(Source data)
___
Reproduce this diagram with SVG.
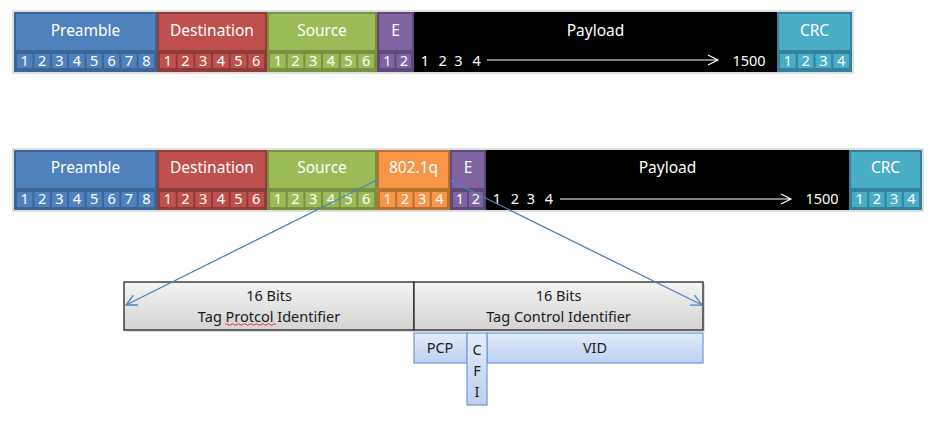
<svg xmlns="http://www.w3.org/2000/svg" width="940" height="422" viewBox="0 0 940 422">
<defs>
<style>
text{font-family:"Noto Sans","Open Sans","Liberation Sans",sans-serif}
.lbl{font-size:15.5px;fill:#fff;text-anchor:middle}
.d{font-size:14.5px;fill:#fff;text-anchor:middle}
.bt{font-size:14.5px;fill:#1a1a1a;text-anchor:middle}
.blue .o{fill:#3A6597}.blue .h,.blue .c{fill:#4F81BD}
.red .o{fill:#8E3B39}.red .h,.red .c{fill:#C0504D}
.green .o{fill:#76913F}.green .h,.green .c{fill:#9BBB59}
.purple .o{fill:#5E4A7A}.purple .h,.purple .c{fill:#8064A2}
.teal .o{fill:#33819A}.teal .h,.teal .c{fill:#4BACC6}
.orange .o{fill:#B8702F}.orange .h,.orange .c{fill:#F79646}
.black .o{fill:#000}
.conn{stroke:#4F81BD;stroke-width:1.3;fill:none}
.gbox{fill:url(#gg);stroke:#262626;stroke-width:1.3}
.bbox{fill:url(#bg);stroke:#6F9AD6;stroke-width:1.2}
.arr{stroke:#fff;stroke-width:1.2;fill:none}
</style>
<linearGradient id="gg" x1="0" y1="0" x2="0" y2="1"><stop offset="0" stop-color="#F4F4F4"/><stop offset="1" stop-color="#D3D3D3"/></linearGradient>
<linearGradient id="bg" x1="0" y1="0" x2="0" y2="1"><stop offset="0" stop-color="#E3ECFA"/><stop offset="1" stop-color="#BCD0F0"/></linearGradient>
<marker id="ah" markerWidth="12" markerHeight="12" refX="11" refY="6" orient="auto" markerUnits="userSpaceOnUse"><path d="M0,0.5 L11,6 L0,11.5" fill="none" stroke="#4F81BD" stroke-width="1.3"/></marker>
</defs>

<!-- Row 1 frame -->
<rect x="13" y="11" width="840" height="62" fill="none" stroke="#BFBFBF" stroke-width="1"/>
<g id="r1-preamble" class="blue">
<rect class="o" x="14" y="12" width="143" height="60"/>
<rect class="h" x="16" y="14" width="139" height="36"/>
<rect class="c" x="17" y="54" width="15.4" height="14"/><rect class="c" x="34.4" y="54" width="15.4" height="14"/><rect class="c" x="51.8" y="54" width="15.4" height="14"/><rect class="c" x="69.1" y="54" width="15.4" height="14"/><rect class="c" x="86.5" y="54" width="15.4" height="14"/><rect class="c" x="103.9" y="54" width="15.4" height="14"/><rect class="c" x="121.3" y="54" width="15.4" height="14"/><rect class="c" x="138.6" y="54" width="15.4" height="14"/>
<text class="lbl" x="85.5" y="35.5">Preamble</text>
<text class="d" y="66"><tspan x="24.7">1</tspan><tspan x="42.1">2</tspan><tspan x="59.4">3</tspan><tspan x="76.8">4</tspan><tspan x="94.2">5</tspan><tspan x="111.6">6</tspan><tspan x="128.9">7</tspan><tspan x="146.3">8</tspan></text>
</g>
<g id="r1-destination" class="red">
<rect class="o" x="157" y="12" width="110" height="60"/>
<rect class="h" x="159" y="14" width="106" height="36"/>
<rect class="c" x="160" y="54" width="15.7" height="14"/><rect class="c" x="177.7" y="54" width="15.7" height="14"/><rect class="c" x="195.3" y="54" width="15.7" height="14"/><rect class="c" x="213" y="54" width="15.7" height="14"/><rect class="c" x="230.7" y="54" width="15.7" height="14"/><rect class="c" x="248.3" y="54" width="15.7" height="14"/>
<text class="lbl" x="212" y="35.5">Destination</text>
<text class="d" y="66"><tspan x="167.8">1</tspan><tspan x="185.5">2</tspan><tspan x="203.2">3</tspan><tspan x="220.8">4</tspan><tspan x="238.5">5</tspan><tspan x="256.2">6</tspan></text>
</g>
<g id="r1-source" class="green">
<rect class="o" x="267" y="12" width="110" height="60"/>
<rect class="h" x="269" y="14" width="106" height="36"/>
<rect class="c" x="270" y="54" width="15.7" height="14"/><rect class="c" x="287.7" y="54" width="15.7" height="14"/><rect class="c" x="305.3" y="54" width="15.7" height="14"/><rect class="c" x="323" y="54" width="15.7" height="14"/><rect class="c" x="340.7" y="54" width="15.7" height="14"/><rect class="c" x="358.3" y="54" width="15.7" height="14"/>
<text class="lbl" x="322" y="35.5">Source</text>
<text class="d" y="66"><tspan x="277.8">1</tspan><tspan x="295.5">2</tspan><tspan x="313.2">3</tspan><tspan x="330.8">4</tspan><tspan x="348.5">5</tspan><tspan x="366.2">6</tspan></text>
</g>
<g id="r1-e" class="purple">
<rect class="o" x="377" y="12" width="37" height="60"/>
<rect class="h" x="379" y="14" width="33" height="36"/>
<rect class="c" x="380" y="54" width="14.5" height="14"/><rect class="c" x="396.5" y="54" width="14.5" height="14"/>
<text class="lbl" x="395.5" y="35.5">E</text>
<text class="d" y="66"><tspan x="387.3">1</tspan><tspan x="403.8">2</tspan></text>
</g>
<g id="r1-payload" class="black">
<rect class="o" x="414" y="12" width="363" height="60"/>
<text class="lbl" x="595.5" y="35.5">Payload</text>
<text class="d" y="66"><tspan x="425">1</tspan><tspan x="442.7">2</tspan><tspan x="458.5">3</tspan><tspan x="476.7">4</tspan><tspan x="749">1500</tspan></text>
<path class="arr" d="M487,60 H718 M708,55 L718,60 L708,65"/>
</g>
<g id="r1-crc" class="teal">
<rect class="o" x="777" y="12" width="75" height="60"/>
<rect class="h" x="779" y="14" width="71" height="36"/>
<rect class="c" x="780" y="54" width="15.75" height="14"/><rect class="c" x="797.75" y="54" width="15.75" height="14"/><rect class="c" x="815.5" y="54" width="15.75" height="14"/><rect class="c" x="833.25" y="54" width="15.75" height="14"/>
<text class="lbl" x="814.5" y="35.5">CRC</text>
<text class="d" y="66"><tspan x="787.9">1</tspan><tspan x="805.6">2</tspan><tspan x="823.4">3</tspan><tspan x="841.1">4</tspan></text>
</g>

<!-- Row 2 -->
<rect x="13" y="149" width="910" height="62" fill="none" stroke="#BFBFBF" stroke-width="1"/>
<g id="r2-preamble" class="blue">
<rect class="o" x="14" y="150" width="143" height="60"/>
<rect class="h" x="16" y="152" width="139" height="36"/>
<rect class="c" x="17" y="192" width="15.4" height="15"/><rect class="c" x="34.4" y="192" width="15.4" height="15"/><rect class="c" x="51.8" y="192" width="15.4" height="15"/><rect class="c" x="69.1" y="192" width="15.4" height="15"/><rect class="c" x="86.5" y="192" width="15.4" height="15"/><rect class="c" x="103.9" y="192" width="15.4" height="15"/><rect class="c" x="121.3" y="192" width="15.4" height="15"/><rect class="c" x="138.6" y="192" width="15.4" height="15"/>
<text class="lbl" x="85.5" y="173">Preamble</text>
<text class="d" y="204"><tspan x="24.7">1</tspan><tspan x="42.1">2</tspan><tspan x="59.4">3</tspan><tspan x="76.8">4</tspan><tspan x="94.2">5</tspan><tspan x="111.6">6</tspan><tspan x="128.9">7</tspan><tspan x="146.3">8</tspan></text>
</g>
<g id="r2-destination" class="red">
<rect class="o" x="157" y="150" width="110" height="60"/>
<rect class="h" x="159" y="152" width="106" height="36"/>
<rect class="c" x="160" y="192" width="15.7" height="15"/><rect class="c" x="177.7" y="192" width="15.7" height="15"/><rect class="c" x="195.3" y="192" width="15.7" height="15"/><rect class="c" x="213" y="192" width="15.7" height="15"/><rect class="c" x="230.7" y="192" width="15.7" height="15"/><rect class="c" x="248.3" y="192" width="15.7" height="15"/>
<text class="lbl" x="212" y="173">Destination</text>
<text class="d" y="204"><tspan x="167.8">1</tspan><tspan x="185.5">2</tspan><tspan x="203.2">3</tspan><tspan x="220.8">4</tspan><tspan x="238.5">5</tspan><tspan x="256.2">6</tspan></text>
</g>
<g id="r2-source" class="green">
<rect class="o" x="267" y="150" width="110" height="60"/>
<rect class="h" x="269" y="152" width="106" height="36"/>
<rect class="c" x="270" y="192" width="15.7" height="15"/><rect class="c" x="287.7" y="192" width="15.7" height="15"/><rect class="c" x="305.3" y="192" width="15.7" height="15"/><rect class="c" x="323" y="192" width="15.7" height="15"/><rect class="c" x="340.7" y="192" width="15.7" height="15"/><rect class="c" x="358.3" y="192" width="15.7" height="15"/>
<text class="lbl" x="322" y="173">Source</text>
<text class="d" y="204"><tspan x="277.8">1</tspan><tspan x="295.5">2</tspan><tspan x="313.2">3</tspan><tspan x="330.8">4</tspan><tspan x="348.5">5</tspan><tspan x="366.2">6</tspan></text>
</g>
<g id="r2-8021q" class="orange">
<rect class="o" x="377" y="150" width="73" height="60"/>
<rect class="h" x="379" y="152" width="69" height="36"/>
<rect class="c" x="380" y="192" width="15.25" height="15"/><rect class="c" x="397.25" y="192" width="15.25" height="15"/><rect class="c" x="414.5" y="192" width="15.25" height="15"/><rect class="c" x="431.75" y="192" width="15.25" height="15"/>
<text class="lbl" x="413.5" y="173">802.1q</text>
<text class="d" y="204"><tspan x="387.6">1</tspan><tspan x="404.9">2</tspan><tspan x="422.1">3</tspan><tspan x="439.4">4</tspan></text>
</g>
<g id="r2-e" class="purple">
<rect class="o" x="450" y="150" width="36" height="60"/>
<rect class="h" x="452" y="152" width="32" height="36"/>
<rect class="c" x="453" y="192" width="14" height="15"/><rect class="c" x="469" y="192" width="14" height="15"/>
<text class="lbl" x="468" y="173">E</text>
<text class="d" y="204"><tspan x="460">1</tspan><tspan x="476">2</tspan></text>
</g>
<g id="r2-payload" class="black">
<rect class="o" x="486" y="150" width="363" height="60"/>
<text class="lbl" x="667.5" y="173">Payload</text>
<text class="d" y="204"><tspan x="497">1</tspan><tspan x="515">2</tspan><tspan x="531">3</tspan><tspan x="549">4</tspan><tspan x="822">1500</tspan></text>
<path class="arr" d="M560,199 H791 M781,194 L791,199 L781,204"/>
</g>
<g id="r2-crc" class="teal">
<rect class="o" x="849" y="150" width="73" height="60"/>
<rect class="h" x="851" y="152" width="69" height="36"/>
<rect class="c" x="852" y="192" width="15.25" height="15"/><rect class="c" x="869.25" y="192" width="15.25" height="15"/><rect class="c" x="886.5" y="192" width="15.25" height="15"/><rect class="c" x="903.75" y="192" width="15.25" height="15"/>
<text class="lbl" x="885.5" y="173">CRC</text>
<text class="d" y="204"><tspan x="859.6">1</tspan><tspan x="876.9">2</tspan><tspan x="894.1">3</tspan><tspan x="911.4">4</tspan></text>
</g>

<!-- Tag boxes -->
<g id="tpid">
<rect x="126" y="284" width="290" height="48" fill="#BFBFBF" opacity="0.6"/>
<rect class="gbox" x="124" y="282" width="290" height="48"/>
<text class="bt" x="269" y="300.5">16 Bits</text>
<text class="bt" x="269" y="321.5">Tag Protcol Identifier</text>
<path d="M225,324.5 q1.5,-1.5 3,0 t3,0 t3,0 t3,0 t3,0 t3,0 t3,0 t3,0 t3,0 t3,0 t3,0 t3,0 t3,0 t3,0 t3,0 t3,0 t3,0" fill="none" stroke="#E02020" stroke-width="0.9"/>
</g>
<g id="tci">
<rect x="416" y="284" width="289" height="48" fill="#BFBFBF" opacity="0.6"/>
<rect class="gbox" x="414" y="282" width="289" height="48"/>
<text class="bt" x="558.5" y="300.5">16 Bits</text>
<text class="bt" x="558.5" y="321.5">Tag Control Identifier</text>
</g>
<g id="pcp">
<rect class="bbox" x="414" y="333" width="53" height="30"/>
<text class="bt" x="440" y="353">PCP</text>
</g>
<g id="vid">
<rect class="bbox" x="487" y="333" width="216" height="30"/>
<text class="bt" x="595" y="353">VID</text>
</g>
<g id="cfi">
<rect class="bbox" x="467" y="333" width="20" height="72"/>
<text class="bt" x="477" y="355">C</text>
<text class="bt" x="477" y="376">F</text>
<text class="bt" x="477" y="397">I</text>
</g>

<!-- Connectors -->
<g id="connectors">
<line class="conn" x1="377" y1="180" x2="126" y2="305" marker-end="url(#ah)"/>
<line class="conn" x1="449" y1="180" x2="702" y2="305" marker-end="url(#ah)"/>
</g>
</svg>
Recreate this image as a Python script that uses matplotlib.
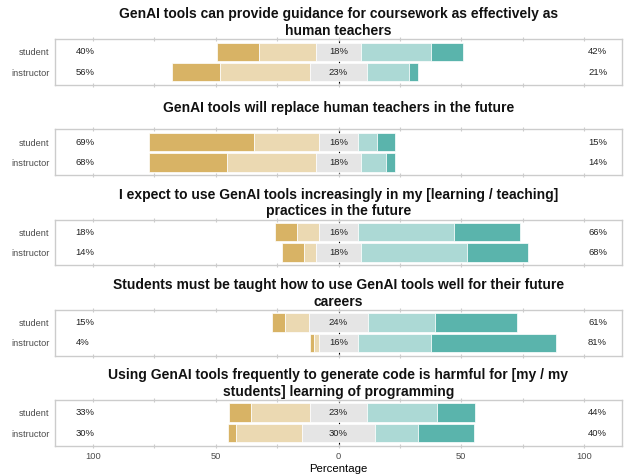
import matplotlib
matplotlib.use("Agg")
import matplotlib.pyplot as plt

plt.rcParams['font.family'] = ['Liberation Sans', 'DejaVu Sans']

# questions (one panel each)
questions = [
    "GenAI tools can provide guidance for coursework as effectively as\nhuman teachers",
    "GenAI tools will replace human teachers in the future",
    "I expect to use GenAI tools increasingly in my [learning / teaching]\npractices in the future",
    "Students must be taught how to use GenAI tools well for their future\ncareers",
    "Using GenAI tools frequently to generate code is harmful for [my / my\nstudents] learning of programming",
]
groups = ["student", "instructor"]

# percentages per question: [student, instructor]
strongly_disagree = [[17.1, 19.4], [42.6, 31.5], [9.3, 8.7], [5.4, 1.5], [8.7, 3.4]]
disagree = [[23.2, 36.8], [26.4, 36.5], [8.7, 5.2], [9.8, 2.1], [24.3, 26.6]]
neutral = [[18.0, 22.8], [16.0, 18.0], [16.0, 18.0], [24.0, 15.6], [23.0, 30.0]]
agree = [[28.7, 17.5], [7.8, 10.3], [39.0, 43.5], [27.4, 29.7], [28.5, 17.4]]
strongly_agree = [[13.0, 3.5], [7.2, 3.7], [27.0, 24.6], [33.4, 51.1], [15.5, 22.6]]

tick_values = [-100, -50, 0, 50, 100]
tick_labels = ["100", "50", "0", "50", "100"]

colors = ["#D8B365", "#EBD9B2", "#E5E5E5", "#ACD9D5", "#5AB4AC"]

W, H = 626, 476
fig = plt.figure(figsize=(W / 100, H / 100), dpi=100)

left_px, right_px = 55, 622
top0, step, panel_h = 39.2, 90.2, 45.7
xlim = 115.4

for i, q in enumerate(questions):
    top_px = top0 + i * step
    ax = fig.add_axes([left_px / W, 1 - (top_px + panel_h) / H,
                       (right_px - left_px) / W, panel_h / H])
    ax.axvline(0, color="black", lw=0.8, zorder=1)
    for j, g in enumerate(groups):
        y = 1 - j
        sd = strongly_disagree[i][j]
        d = disagree[i][j]
        n = neutral[i][j]
        a = agree[i][j]
        sa = strongly_agree[i][j]
        kw = dict(height=0.9, edgecolor="white", linewidth=0.5, zorder=2)
        ax.barh(y, sd, left=-n / 2 - d - sd, color=colors[0], **kw)
        ax.barh(y, d, left=-n / 2 - d, color=colors[1], **kw)
        ax.barh(y, n, left=-n / 2, color=colors[2], **kw)
        ax.barh(y, a, left=n / 2, color=colors[3], **kw)
        ax.barh(y, sa, left=n / 2 + a, color=colors[4], **kw)
        ax.text(-107, y, f"{round(sd + d)}%", ha="left", va="center",
                fontsize=6.8, color="#222222", zorder=3)
        ax.text(0, y, f"{round(n)}%", ha="center", va="center",
                fontsize=6.8, color="#222222", zorder=3)
        ax.text(101.6, y, f"{round(a + sa)}%", ha="left", va="center",
                fontsize=6.8, color="#222222", zorder=3)
    ax.set_xlim(-xlim, xlim)
    ax.set_ylim(-0.62, 1.62)
    ax.set_yticks([1, 0])
    ax.set_yticklabels(groups, fontsize=6.7, color="#4D4D4D")
    ax.tick_params(axis="y", length=0, pad=4)
    ax.set_xticks(range(-100, 101, 25))
    ax.tick_params(axis="x", top=True, bottom=True, direction="inout",
                   length=3, width=0.8, color="#CCCCCC", labelbottom=False)
    for s in ax.spines.values():
        s.set_color("#CCCCCC")
        s.set_linewidth(1.0)
    # titles sit at a fixed distance above each panel
    title_top = top_px - (32 if "\n" in q else 28)
    fig.text((left_px + right_px) / 2 / W, 1 - title_top / H, q,
             ha="center", va="top", fontsize=10, fontweight="bold",
             color="#111111", linespacing=1.25)
    if i == len(questions) - 1:
        ax.set_xticklabels([tick_labels[tick_values.index(t)] if t in tick_values else ""
                            for t in range(-100, 101, 25)])
        ax.tick_params(axis="x", labelbottom=True, labelsize=6.7,
                       labelcolor="#4D4D4D", pad=3)
        ax.set_xlabel("Percentage", fontsize=8.2, labelpad=2)

fig.savefig("out.png", dpi=100)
___
## Directions
Copy out every line of the data that includes "matplotlib".

## Answer for the task
Recreate this image as a Python script that uses matplotlib.
import matplotlib
matplotlib.use("Agg")
import matplotlib.pyplot as plt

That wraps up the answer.